Про Петю вспомнили далеко за полночь. Заглянули в его комнату — мальчик спал, свернувшись калачиком под одеялом. Во сне он вздрагивал и всхлипывал, будто пытался проговорить свои страхи и сомнения.
— Отличный экземпляр получится, — равнодушно произнес Кирилл. — Светлана будет довольна.

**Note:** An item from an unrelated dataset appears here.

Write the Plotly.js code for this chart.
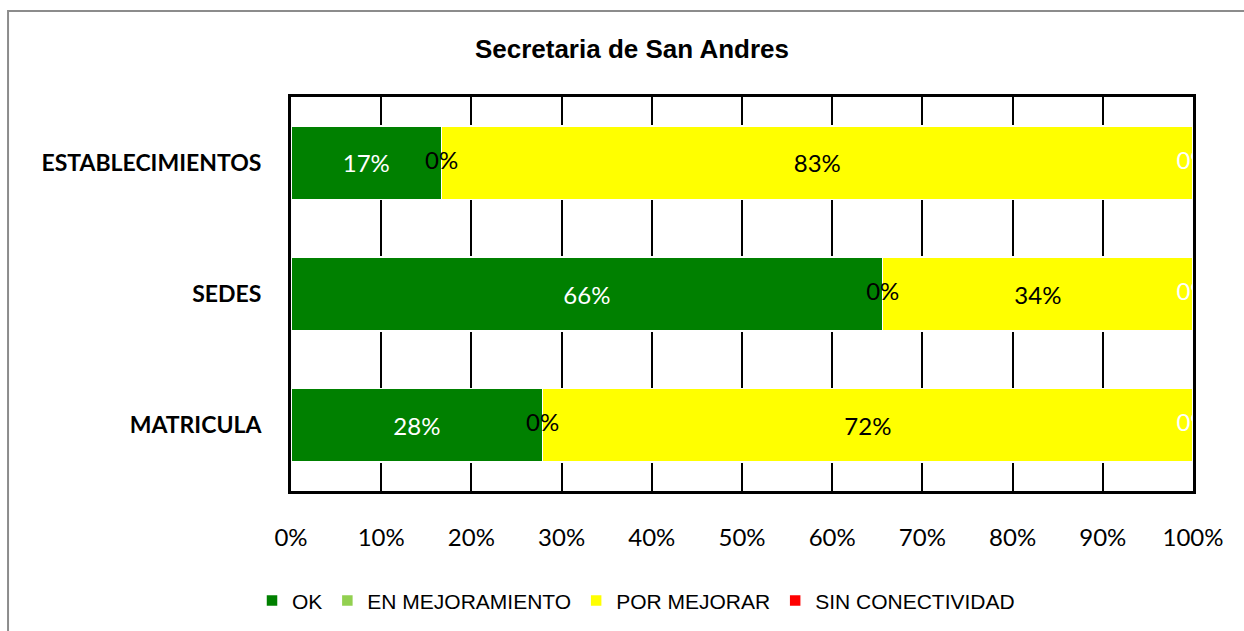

— Ты, главное, не торопись. Его подкормить надо и расходить. Мало двигается парень. Свету проводим, и я им займусь. Качели какие-нибудь придумаю, мяч купим, скакалку, обруч. Иначе потеряешь его, как Надю. Кровоснабжение нарушится — и вся работа коту под хвост. Кстати, о хвостах. Я интересную методику обдумываю. Смотри — зачем пациенту все пальцы, если мы хотим сделать перепонки. Из двух средних отличный хвостик может получиться. Как думаешь?
Зернов опешил от извращенного предложения.
— Ты же медик, Мариша! Как тебе такое в голову могло прийти? Пришить можно, но как он кровоснабжаться будет? А почему бы ухо на лоб не приспособить или ногу на живот? Думай, что говоришь!
— Я думаю, а ты, похоже, нет. Кто из нас хирург с уникальным опытом? Если пальцы на руках и ногах взаимозаменяемы, то почему в районе копчика не найти двух-трех сосудиков покрупнее? Представляешь, какой зверек образуется: лапки перепончатые, мордочка звериная, хвостик торчком. А на самом кончике — коготок, как жало у скорпиона!
— Хватит, — осек ее Кирилл. — Если хвостик пришивать и жало формировать, то проще побрить волчонка и научить разговаривать.
В который раз доктору стало страшно рядом со своей верной помощницей. И снова мысль о том, что рано или поздно придется с ней покончить, пронеслась в его седеющей голове.
Глава 24
Войти в «Катерина Альпик», не поднимая шума и не привлекая внимания, было делом техники. Но потерять из-за непредвиденной случайности возможность найти Алену было бы глупо. Рублев набрал номер Мухина и попросил о помощи. Тот, как и следовало ожидать, перепоручил беспокойного гостя молодому хозяину. Михаил Ефимович, помня о напористости Петиных защитников, рассудил, что Илья Муромец (они с Сашей обозначили трех богатырей из «Нептуна» былинными именами), если захочет, пройдет сквозь стены. И лучше ему помочь, чем помешать.
Борис Иванович отпустил попутку метров за пятьсот до КПП «Катерины». Миша выехал ему навстречу в своей приметной красной машине. Таким образом незваный гость проник на территорию элитного поселения легально и практически инкогнито.
— Можете у меня остановиться. В смысле — зайти, осмотреться, составить план. Саша тоже просит, он за этого Петю сильно волнуется, все блокноты его портретами изрисовал.
— Учту, спасибо, — коротко поблагодарил Рублев. Он понимал, что рискует, используя потенциального идеологического противника. С другой стороны — кто он, этот хорошо образованный Миша, учившийся настоящей английской демократии? Мальчишка, ищущий острых ощущений тупыми методами? Начинающий наркоман голубых кровей и такой же сексуальной ориентации? На сноба, кичащегося родословной и папиными миллионами, не похож. Судьба дает ему шанс совершить справедливый поступок — почему он, Борис Иванович Рублев, боевой командир, верный друг, заботливый отец, должен лишить парня этого шанса?
— Миша, оставь связной номер и подежурь вместе с Мухиным на пульте. И вот еще. Если есть другой автомобиль — одолжи. Постараюсь не разбить…
— Есть автомобиль, сейчас возьмете? Хороший, в смысле быстрый и маневренный.